EXERCISE AIM »
Output each line exactly as it appears, skipping any embedded picture.

=== SUPPLIED MATERIAL ===

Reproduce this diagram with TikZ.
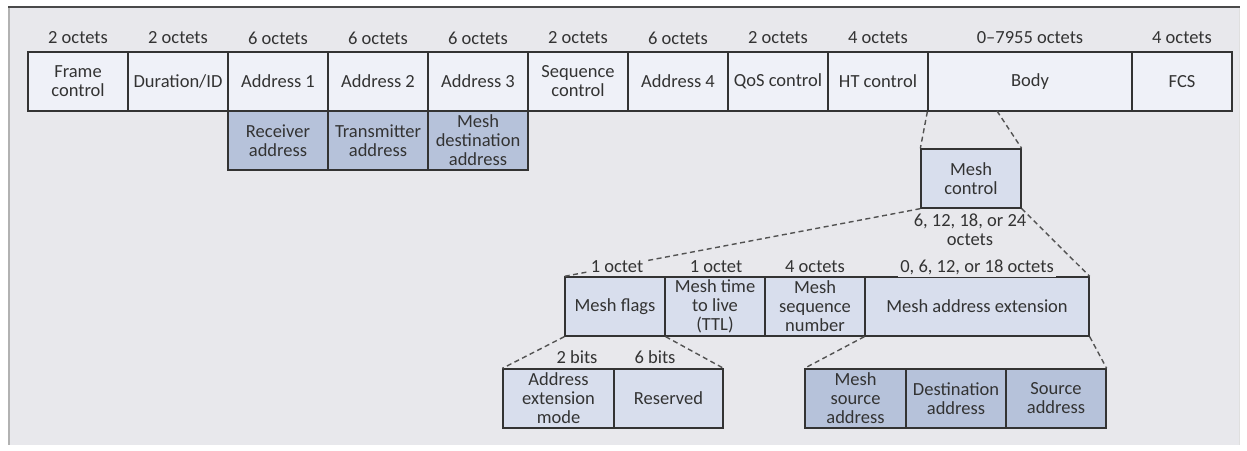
\documentclass[tikz,border=0pt]{standalone}
\usepackage{fontspec}
\setmainfont{Carlito}
\usetikzlibrary{positioning}
\definecolor{panelbg}{HTML}{E8E8EC}
\definecolor{rimgray}{HTML}{4A4A4A}
\definecolor{inkgray}{HTML}{333333}
\definecolor{pale}{HTML}{EFF1F8}
\definecolor{lightblue}{HTML}{D8DEED}
\definecolor{midblue}{HTML}{B6C2DA}
\newcommand\fieldfont{\fontsize{18.5}{19}\selectfont}
\tikzset{
  field/.style={draw=inkgray, line width=1.3pt, fill=pale, text=inkgray,
    inner sep=0pt, minimum height=59pt, align=center, font=\fieldfont},
  subfield/.style={field, fill=lightblue},
  addrfield/.style={field, fill=midblue},
  octlabel/.style={text=inkgray, inner sep=2pt, font=\fieldfont, fill=panelbg, align=center},
  zoomline/.style={draw=inkgray!85, dash pattern=on 5pt off 3.5pt, line width=1.4pt},
}

\begin{document}
\begin{tikzpicture}[x=1pt,y=-1pt]
\useasboundingbox (0,0) rectangle (1247,450);
% panel
\fill[panelbg] (8,7) rectangle (1240,445);
\draw[gray!60, line width=1.5pt] (9,7) -- (9,445);
\draw[gray!25, line width=1pt] (1239,7) -- (1239,445);
\draw[rimgray, line width=1.5pt] (8,7) -- (1240,7);

% MAC frame
\foreach \n/\l/\r/\s/\t in {fc/28/128/2 octets/{Frame\\control},
    dur/128/228/2 octets/{Duration/ID}, aone/228/328/6 octets/Address 1,
    atwo/328/428/6 octets/Address 2, athree/428/528/6 octets/Address 3,
    seq/528/628/2 octets/{Sequence\\control}, afour/628/728/6 octets/Address 4,
    qos/728/828/2 octets/QoS control, ht/828/928/4 octets/HT control,
    body/928/1132/0--7955 octets/Body, fcs/1132/1232/4 octets/FCS}
{
  \node[field, minimum width={\r-\l}] (\n) at ({(\l+\r)/2},81.5) {\t};
  \node[octlabel] (\n-len) at ({(\l+\r)/2},38) {\s};
}

% address meaning
\node[addrfield, minimum width=100] (ra) at (278,140.5) {Receiver\\address};
\node[addrfield, minimum width=100] (ta) at (378,140.5) {Transmitter\\address};
\node[addrfield, minimum width=100] (mda) at (478,140.5) {Mesh\\destination\\address};

% mesh control
\coordinate (bodycut) at (997,111);
\node[subfield, minimum width=100] (mc) at (971,178.5) {Mesh\\control};
\draw[zoomline] (body.south west) -- (mc.north west);
\draw[zoomline] (bodycut) -- (mc.north east);

\node[subfield, minimum width=100] (flags) at (615,306.5) {Mesh flags};
\node[subfield, minimum width=100] (ttl) at (715,306.5) {Mesh time\\to live\\(TTL)};
\node[subfield, minimum width=100] (msn) at (815,306.5) {Mesh\\sequence\\number};
\node[subfield, minimum width=224] (ext) at (977,306.5) {Mesh address extension};
\draw[zoomline] (mc.south west) -- (flags.north west);
\draw[zoomline] (mc.south east) -- (ext.north east);
\node[octlabel, fill=none] (mc-len) at (970,230) {6, 12, 18, or 24\\octets};
\node[octlabel] (flags-len) at (617,267) {1 octet};
\node[octlabel] (ttl-len) at (716,267) {1 octet};
\node[octlabel] (msn-len) at (815,267) {4 octets};
\node[octlabel] (ext-len) at (977,267) {0, 6, 12, or 18 octets};

% mesh flags
\node[subfield, minimum width=111] (aem) at (558.5,398.5) {Address\\extension\\mode};
\node[subfield, minimum width=109] (res) at (668.5,398.5) {Reserved};
\draw[zoomline] (flags.south west) -- (aem.north west);
\draw[zoomline] (flags.south east) -- (res.north east);
\node[octlabel] (aem-len) at (577,357) {2 bits};
\node[octlabel] (res-len) at (655,357) {6 bits};

% address extension
\node[addrfield, minimum width=101] (msa) at (855.5,398.5) {Mesh\\source\\address};
\node[addrfield, minimum width=100] (da) at (956,398.5) {Destination\\address};
\node[addrfield, minimum width=100] (sa) at (1056,398.5) {Source\\address};
\draw[zoomline] (ext.south west) -- (msa.north west);
\draw[zoomline] (ext.south east) -- (sa.north east);
\end{tikzpicture}
\end{document}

===

IN RESPONSE »
Reproduce this diagram with TikZ.
\documentclass[tikz,border=0pt]{standalone}
\usepackage{fontspec}
\setmainfont{Carlito}
\usetikzlibrary{positioning}
\definecolor{panelbg}{HTML}{E8E8EC}
\definecolor{rimgray}{HTML}{4A4A4A}
\definecolor{inkgray}{HTML}{333333}
\definecolor{pale}{HTML}{EFF1F8}
\definecolor{lightblue}{HTML}{D8DEED}
\definecolor{midblue}{HTML}{B6C2DA}
\newcommand\fieldfont{\fontsize{18.5}{19}\selectfont}
\tikzset{
  field/.style={draw=inkgray, line width=1.3pt, fill=pale, text=inkgray,
    inner sep=0pt, minimum height=59pt, align=center, font=\fieldfont},
  subfield/.style={field, fill=lightblue},
  addrfield/.style={field, fill=midblue},
  octlabel/.style={text=inkgray, inner sep=2pt, font=\fieldfont, fill=panelbg, align=center},
  zoomline/.style={draw=inkgray!85, dash pattern=on 5pt off 3.5pt, line width=1.4pt},
}

\begin{document}
\begin{tikzpicture}[x=1pt,y=-1pt]
\useasboundingbox (0,0) rectangle (1247,450);
% panel
\fill[panelbg] (8,7) rectangle (1240,445);
\draw[gray!60, line width=1.5pt] (9,7) -- (9,445);
\draw[gray!25, line width=1pt] (1239,7) -- (1239,445);
\draw[rimgray, line width=1.5pt] (8,7) -- (1240,7);

% MAC frame
\foreach \n/\l/\r/\s/\t in {fc/28/128/2 octets/{Frame\\control},
    dur/128/228/2 octets/{Duration/ID}, aone/228/328/6 octets/Address 1,
    atwo/328/428/6 octets/Address 2, athree/428/528/6 octets/Address 3,
    seq/528/628/2 octets/{Sequence\\control}, afour/628/728/6 octets/Address 4,
    qos/728/828/2 octets/QoS control, ht/828/928/4 octets/HT control,
    body/928/1132/0--7955 octets/Body, fcs/1132/1232/4 octets/FCS}
{
  \node[field, minimum width={\r-\l}] (\n) at ({(\l+\r)/2},81.5) {\t};
  \node[octlabel] (\n-len) at ({(\l+\r)/2},38) {\s};
}

% address meaning
\node[addrfield, minimum width=100] (ra) at (278,140.5) {Receiver\\address};
\node[addrfield, minimum width=100] (ta) at (378,140.5) {Transmitter\\address};
\node[addrfield, minimum width=100] (mda) at (478,140.5) {Mesh\\destination\\address};

% mesh control
\coordinate (bodycut) at (997,111);
\node[subfield, minimum width=100] (mc) at (971,178.5) {Mesh\\control};
\draw[zoomline] (body.south west) -- (mc.north west);
\draw[zoomline] (bodycut) -- (mc.north east);

\node[subfield, minimum width=100] (flags) at (615,306.5) {Mesh flags};
\node[subfield, minimum width=100] (ttl) at (715,306.5) {Mesh time\\to live\\(TTL)};
\node[subfield, minimum width=100] (msn) at (815,306.5) {Mesh\\sequence\\number};
\node[subfield, minimum width=224] (ext) at (977,306.5) {Mesh address extension};
\draw[zoomline] (mc.south west) -- (flags.north west);
\draw[zoomline] (mc.south east) -- (ext.north east);
\node[octlabel, fill=none] (mc-len) at (970,230) {6, 12, 18, or 24\\octets};
\node[octlabel] (flags-len) at (617,267) {1 octet};
\node[octlabel] (ttl-len) at (716,267) {1 octet};
\node[octlabel] (msn-len) at (815,267) {4 octets};
\node[octlabel] (ext-len) at (977,267) {0, 6, 12, or 18 octets};

% mesh flags
\node[subfield, minimum width=111] (aem) at (558.5,398.5) {Address\\extension\\mode};
\node[subfield, minimum width=109] (res) at (668.5,398.5) {Reserved};
\draw[zoomline] (flags.south west) -- (aem.north west);
\draw[zoomline] (flags.south east) -- (res.north east);
\node[octlabel] (aem-len) at (577,357) {2 bits};
\node[octlabel] (res-len) at (655,357) {6 bits};

% address extension
\node[addrfield, minimum width=101] (msa) at (855.5,398.5) {Mesh\\source\\address};
\node[addrfield, minimum width=100] (da) at (956,398.5) {Destination\\address};
\node[addrfield, minimum width=100] (sa) at (1056,398.5) {Source\\address};
\draw[zoomline] (ext.south west) -- (msa.north west);
\draw[zoomline] (ext.south east) -- (sa.north east);
\end{tikzpicture}
\end{document}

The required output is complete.